*Goal*. Give only the number of lines that contain the word "chart".

++++ Available data

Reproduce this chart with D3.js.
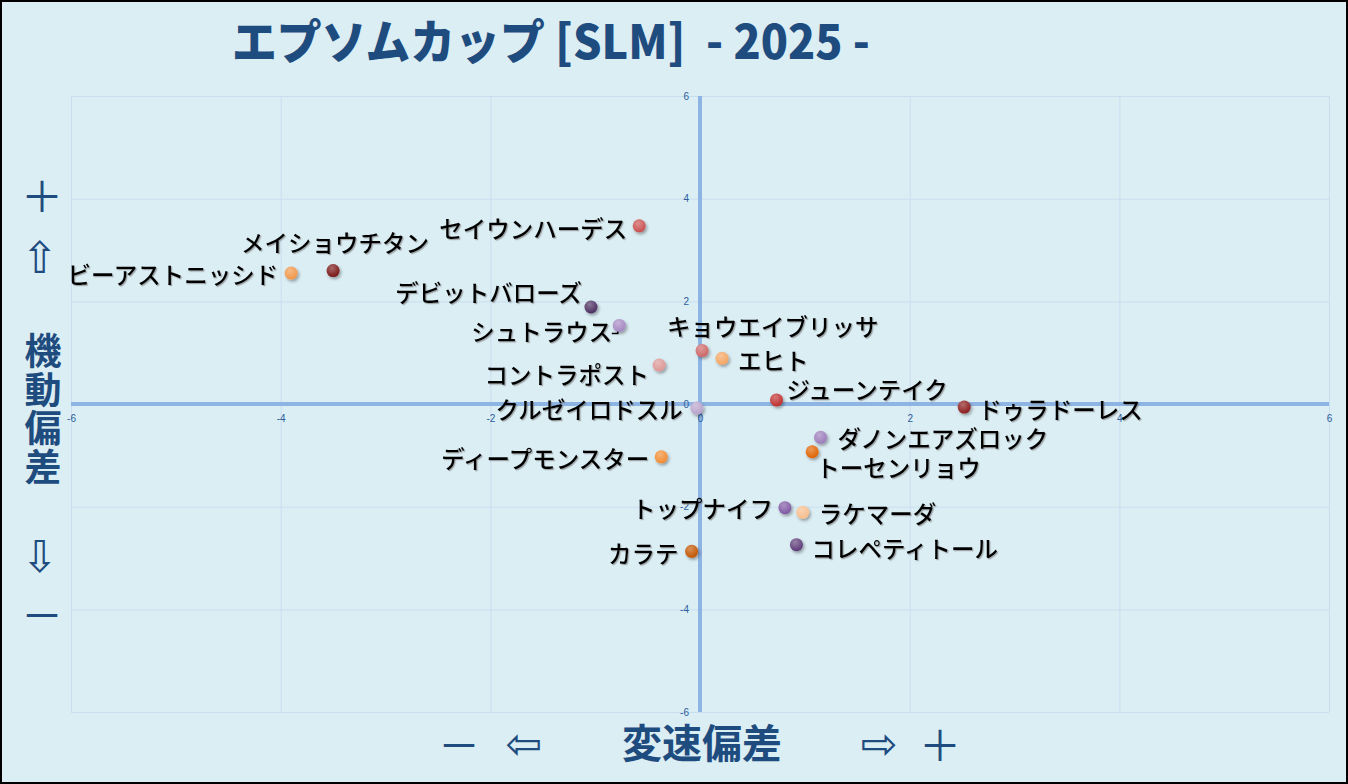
<!DOCTYPE html>
<html>
<head>
<meta charset="utf-8">
<script src="https://cdn.jsdelivr.net/npm/d3@7"></script>
<style>
  html, body { margin: 0; padding: 0; background: #fff; }
  #chart svg { display: block; }
</style>
</head>
<body>
<div id="chart"></div>
<script>
(function(d3) {
  'use strict';

  // horse names, 変速偏差 (x) and 機動偏差 (y)
  var names = ['セイウンハーデス', 'メイショウチタン', 'ビーアストニッシド', 'デビットバローズ',
    'シュトラウス', 'キョウエイブリッサ', 'エヒト', 'コントラポスト', 'ジューンテイク',
    'クルゼイロドスル', 'ドゥラドーレス', 'ダノンエアズロック', 'トーセンリョウ',
    'ディープモンスター', 'トップナイフ', 'ラケマーダ', 'コレペティトール', 'カラテ'];
  var xValues = [-0.58, -3.50, -3.90, -1.04, -0.77, 0.02, 0.21, -0.39, 0.73,
    -0.03, 2.52, 1.15, 1.07, -0.37, 0.81, 0.98, 0.92, -0.08];
  var yValues = [3.47, 2.60, 2.55, 1.89, 1.53, 1.04, 0.89, 0.76, 0.08,
    -0.08, -0.06, -0.65, -0.93, -1.03, -2.02, -2.11, -2.74, -2.87];
  var dotColors = ['#c9504f', '#7a1818', '#f0964a', '#4b2d60', '#a487c2', '#cc6666',
    '#f4a562', '#dc9696', '#c02f2e', '#b8a3cb', '#8c1d1d', '#9a7cba', '#e06204',
    '#f28b30', '#7f58a2', '#f6bd8c', '#5b3b77', '#c25406'];
  var xTicks = [-6, -4, -2, 0, 2, 4, 6];
  var yTicks = [-6, -4, -2, 0, 2, 4, 6];

  var titleText = 'エプソムカップ [SLM]  - 2025 -';
  var xTitle = '変速偏差';
  var yTitle = ['機', '動', '偏', '差'];

  // where each label sits next to its dot: [anchor, dx, dy]
  var labelPlace = {
    'セイウンハーデス': ['end', -12, 2],
    'メイショウチタン': ['middle', 2, -29],
    'ビーアストニッシド': ['end', -13, 1],
    'デビットバローズ': ['end', -9, -15],
    'シュトラウス': ['end', -7, 6],
    'キョウエイブリッサ': ['start', -35, -25],
    'エヒト': ['start', 16, 2],
    'コントラポスト': ['end', -10, 9],
    'ジューンテイク': ['start', 10, -11],
    'クルゼイロドスル': ['end', -14, 1],
    'ドゥラドーレス': ['start', 14, 2],
    'ダノンエアズロック': ['start', 17, 1],
    'トーセンリョウ': ['start', 4, 15],
    'ディープモンスター': ['end', -12, 1],
    'トップナイフ': ['end', -12, 0],
    'ラケマーダ': ['start', 16, 1],
    'コレペティトール': ['start', 15, 3],
    'カラテ': ['end', -13, 2]
  };
  // the one label that has a leader line drawn to its dot
  var leaderFor = 'シュトラウス';

  var width = 1348;
  var height = 784;
  var plot = { left: 71, right: 1329, top: 96, bottom: 712 };
  var navy = '#1f4c7f';
  var jp = '"Noto Sans CJK JP", "Noto Sans", sans-serif';
  var arrowFont = '"DejaVu Sans", sans-serif';

  var svg = d3.select('#chart')
    .append('svg')
    .attr('width', width)
    .attr('height', height);

  var defs = svg.append('defs');
  var dotShadow = defs.append('filter').attr('id', 'dotShadow')
    .attr('x', '-50%').attr('y', '-50%').attr('width', '200%').attr('height', '200%');
  dotShadow.append('feDropShadow')
    .attr('dx', 1.5).attr('dy', 2).attr('stdDeviation', 1.6)
    .attr('flood-color', '#000').attr('flood-opacity', 0.35);
  var textShadow = defs.append('filter').attr('id', 'textShadow')
    .attr('x', '-5%').attr('y', '-20%').attr('width', '110%').attr('height', '140%');
  textShadow.append('feDropShadow')
    .attr('dx', 1.2).attr('dy', 1.2).attr('stdDeviation', 0.6)
    .attr('flood-color', '#6b6b6b').attr('flood-opacity', 0.55);

  var shine = defs.append('radialGradient').attr('id', 'shine')
    .attr('cx', '40%').attr('cy', '30%').attr('r', '70%');
  shine.append('stop').attr('offset', '0%').attr('stop-color', '#fff').attr('stop-opacity', 0.35);
  shine.append('stop').attr('offset', '100%').attr('stop-color', '#fff').attr('stop-opacity', 0);

  // background and frame
  svg.append('rect')
    .attr('x', 1).attr('y', 1)
    .attr('width', width - 2).attr('height', height - 2)
    .attr('fill', '#dbeef4')
    .attr('stroke', '#000')
    .attr('stroke-width', 2);

  var x = d3.scaleLinear().domain([-6, 6]).range([plot.left, plot.right]);
  var y = d3.scaleLinear().domain([-6, 6]).range([plot.bottom, plot.top]);

  // grid
  svg.append('g')
    .attr('class', 'grid')
    .attr('transform', 'translate(0,' + plot.bottom + ')')
    .call(d3.axisBottom(x).tickValues(xTicks).tickSize(-(plot.bottom - plot.top)).tickFormat(''))
    .call(function(g) { g.select('.domain').remove(); });
  svg.append('g')
    .attr('class', 'grid')
    .attr('transform', 'translate(' + plot.left + ',0)')
    .call(d3.axisLeft(y).tickValues(yTicks).tickSize(-(plot.right - plot.left)).tickFormat(''))
    .call(function(g) { g.select('.domain').remove(); });
  svg.selectAll('.grid line')
    .attr('stroke', '#c8def0')
    .attr('stroke-width', 1);

  // main axes through zero
  svg.append('line')
    .attr('x1', plot.left).attr('x2', plot.right)
    .attr('y1', y(0)).attr('y2', y(0))
    .attr('stroke', '#8db4e3').attr('stroke-width', 4);
  svg.append('line')
    .attr('x1', x(0)).attr('x2', x(0))
    .attr('y1', plot.top).attr('y2', plot.bottom)
    .attr('stroke', '#8db4e3').attr('stroke-width', 4);

  var plain = function(d) { return String(d); };
  var xAxis = svg.append('g')
    .attr('transform', 'translate(0,' + y(0) + ')')
    .call(d3.axisBottom(x).tickValues(xTicks).tickSize(0).tickPadding(11).tickFormat(plain));
  var yAxis = svg.append('g')
    .attr('transform', 'translate(' + (x(0) - 2) + ',0)')
    .call(d3.axisLeft(y).tickValues(yTicks).tickSize(0).tickPadding(9).tickFormat(plain));
  [xAxis, yAxis].forEach(function(a) {
    a.select('.domain').remove();
    a.selectAll('text')
      .attr('fill', '#2b5d9b')
      .style('font-family', '"Liberation Sans", sans-serif')
      .style('font-size', '10px');
  });

  // title
  svg.append('text')
    .attr('x', 232)
    .attr('y', 59)
    .attr('textLength', 638)
    .attr('lengthAdjust', 'spacingAndGlyphs')
    .attr('fill', navy)
    .style('white-space', 'pre')
    .style('font-family', jp)
    .style('font-weight', 900)
    .style('font-size', '47px')
    .text(titleText);

  // y axis title and arrows
  var yT = svg.append('g').attr('fill', navy).style('font-family', jp)
    .attr('text-anchor', 'middle').attr('dominant-baseline', 'central');
  yT.append('text').attr('x', 42).attr('y', 193).style('font-size', '42px').text('＋');
  yT.append('text').attr('x', 40).attr('y', 257)
    .style('font-family', arrowFont).style('font-size', '44px').text('⇧');
  yT.selectAll('.yc')
    .data(yTitle)
    .enter()
    .append('text')
    .attr('class', 'yc')
    .attr('x', 43)
    .attr('y', function(d, i) { return 349 + i * 38.5; })
    .style('font-weight', 700)
    .style('font-size', '37px')
    .text(function(d) { return d; });
  yT.append('text').attr('x', 40).attr('y', 556)
    .style('font-family', arrowFont).style('font-size', '44px').text('⇩');
  yT.append('text').attr('x', 42).attr('y', 612).style('font-size', '42px').text('－');

  // x axis title and arrows
  var xT = svg.append('g').attr('fill', navy).style('font-family', jp)
    .attr('text-anchor', 'middle').attr('dominant-baseline', 'central');
  xT.append('text').attr('x', 459).attr('y', 742).style('font-size', '42px').text('－');
  xT.append('text').attr('x', 524).attr('y', 743)
    .style('font-family', arrowFont).style('font-size', '44px').text('⇦');
  xT.append('text').attr('x', 702).attr('y', 741)
    .style('font-weight', 700).style('font-size', '40px').text(xTitle);
  xT.append('text').attr('x', 879).attr('y', 743)
    .style('font-family', arrowFont).style('font-size', '44px').text('⇨');
  xT.append('text').attr('x', 940).attr('y', 742).style('font-size', '42px').text('＋');

  var horses = names.map(function(n, i) {
    return { name: n, x: xValues[i], y: yValues[i], color: dotColors[i] };
  });

  // leader line
  svg.append('g').selectAll('path')
    .data(horses.filter(function(d) { return d.name === leaderFor; }))
    .enter()
    .append('path')
    .attr('d', function(d) {
      var cx = x(d.x), cy = y(d.y);
      return 'M' + (cx - 1.5) + ',' + (cy + 3) + 'V' + (cy + 8) + 'H' + (cx - 7.5);
    })
    .attr('fill', 'none')
    .attr('stroke', '#000')
    .attr('stroke-width', 1.6);

  // dots
  var dots = svg.append('g').selectAll('g')
    .data(horses)
    .enter()
    .append('g')
    .attr('transform', function(d) { return 'translate(' + x(d.x) + ',' + y(d.y) + ')'; });
  dots.append('circle')
    .attr('r', 6.5)
    .attr('fill', function(d) { return d.color; })
    .attr('filter', 'url(#dotShadow)');
  dots.append('circle')
    .attr('r', 6.5)
    .attr('fill', 'url(#shine)');

  // labels
  svg.append('g').selectAll('text')
    .data(horses)
    .enter()
    .append('text')
    .attr('x', function(d) { return x(d.x) + labelPlace[d.name][1]; })
    .attr('y', function(d) { return y(d.y) + labelPlace[d.name][2]; })
    .attr('text-anchor', function(d) { return labelPlace[d.name][0]; })
    .attr('dominant-baseline', 'central')
    .attr('fill', '#000')
    .attr('filter', 'url(#textShadow)')
    .style('font-family', jp)
    .style('font-weight', 500)
    .style('font-size', '23.5px')
    .text(function(d) { return d.name; });

})(window.d3);
</script>
</body>
</html>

++++++++

*Solution for this task*. 4